The who: Identify your stakeholders

Digital workplace projects should begin by identifying your key stakeholders and defining their roles and responsibilities. These likely include:

Owner.

The heart of the project, the owner acts as a single point of accountability. He or she executes the implementation plan, manages its progress and performance, engages with other stakeholders, and establishes and communicates clear expectations across the organization. For many digital workplace initiatives, the owner is in IT. However, the ownership role depends on the organization. In some organizations, the owner is a highly technical person. In others, ownership may be under those with experience in business strategy and process improvement. Additionally, there could be a designated Digital Workplace Manager that acts as a liaison between IT and the business.

Champion.

The project champion owns the business case and, as the name suggests, champions the initiative within the organization. The champion sees and articulates the “big picture” and manages interdependencies across teams. Common champion roles/titles include

• Digital Workplace Champion/Leader

• Employee Experience Champion/Leader

Committee.

The committee is typically comprised of representatives from multiple departments, such as IT, HR, and lines of business. The committee reviews and approves implementation objectives and measurements as well as assessing consistency between the implementation plan and the implementation in practice

The what: Develop a decision-making framework

Once your stakeholders are identified, create a framework for your digital workplace project. Begin by defining the fundamentals:

• What are the goals of this initiative?

• Can we identify any achievable alternatives?

• What is the timeframe for this decision?

• What data resources do we need?

Next, analyze the implications of the project decisions. What will the cost impact be? How will each decision affect project scope? With these implications in mind, evaluate all possible outcomes. What will you do in various what-if scenarios, like budget restrictions, unforeseen events, and/or scope creep?

The why: Define the measurable business value

In this step, you spell out the specific milestones and KPIs of each phase of the project. Many organizations adopt a three-phase approach:

Phase 1: Initial roll-out. Digital workplace projects often begin with a few key use cases, such as resetting passwords or other frequently asked questions. These should be relatively simple to define and execute to gain early traction with stakeholders and end-users.

Phase 2: Mature, grow and scale. In Phase 2, gather feedback from Phase 1 and make any necessary adjustments. Add new use cases that expand upon initial capabilities. Evolve your implementation based on input from your users and scale across departments and teams as familiarity increases and processes become more streamlined.

Phase 3: Sustain. Keep your digital workplace healthy and active through continuous feedback and improvement cycles. Reevaluate new ways that the tool can benefit your organization based on changes to the solution and/or your requirements.

Consider how your digital workplace solution enables the success of each phase. Key capabilities include the ability to test on production, ensure zero downtime, roll back easily, provide easy feedback, and of course, operate cost-effectively.
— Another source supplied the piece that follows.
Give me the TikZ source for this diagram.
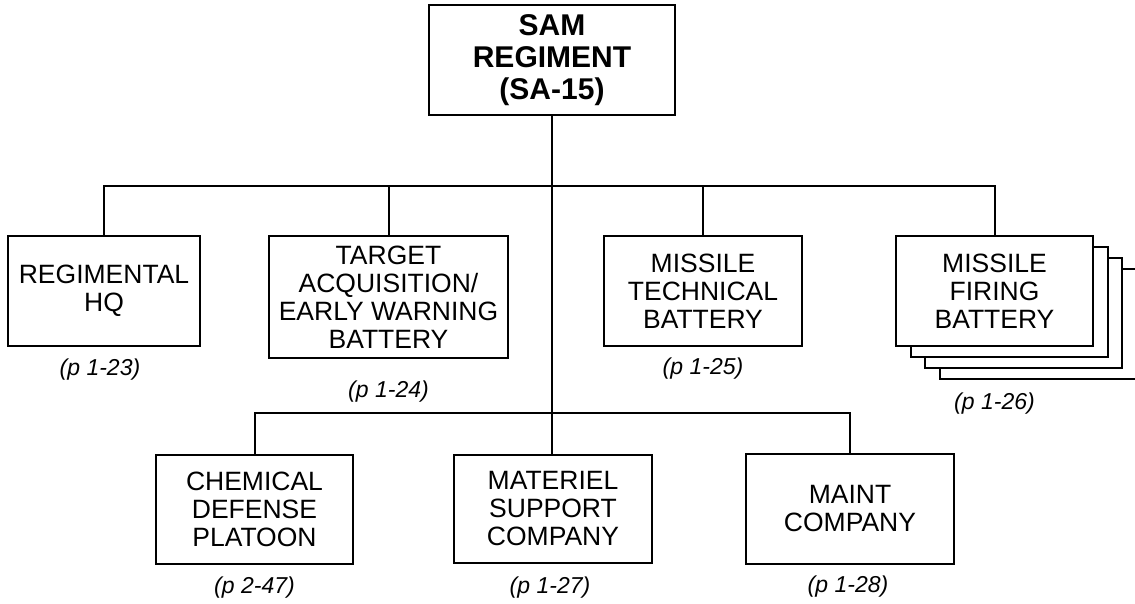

The how: Build your roadmap

With all the pieces in place, you can build your roadmap. A strong project roadmap focuses on three components: timeline, milestones, and KPIs.

Timeline: To create your project timeline, follow this process:

Break your project into steps. Consider every task that needs to happen, big and small, in each of the phases defined above. Divide complex tasks into their component parts to illuminate the true scope of each phase.

Estimate how long each step will take. Assign an estimated amount of time that each step will take to complete.

Put your steps in order. Arrange your steps in a logical order. The biggest thing to consider when organizing your list of steps into a project plan is dependencies; be sure to think about what needs to happen for each step to occur.

Build a timeline. Finally, add up the estimated time for each step of each phase to get a general understanding of the overall project timeline. Ideally, it will match the defined timeframe for your project. If not, consider the implications of adjusting the scope and/or your deadlines.

Milestones: Project milestones provide an agreed-upon way to measure and evaluate progress. They are not tasks that take time to complete, but checkpoints along the way to keep the project on track. Think of milestones as the signposts of the project, whereas the tasks act as the individual steps along the path to that mile marker. Sample milestones could be:

• Key deliverables received

• Project kickoff completed

• Phase 1 use cases defined

• Budget approved

• X% adoption achieved

KPIs: Your key performance indicators (KPIs) connect your business objectives to the metrics you will use to measure them. They quantify the progress and success of the project at key intervals. For a digital workplace initiative, your KPIs may include:

• Reduction in ticket volume

• Improved employee experience and/or productivity, measured via survey

• User adoption and platform usage

• Impact on cost savings

By combining these three elements (timeline, milestones, and KPIs), your roadmap will demonstrate precisely how you will implement your digital workplace to enable the future of work.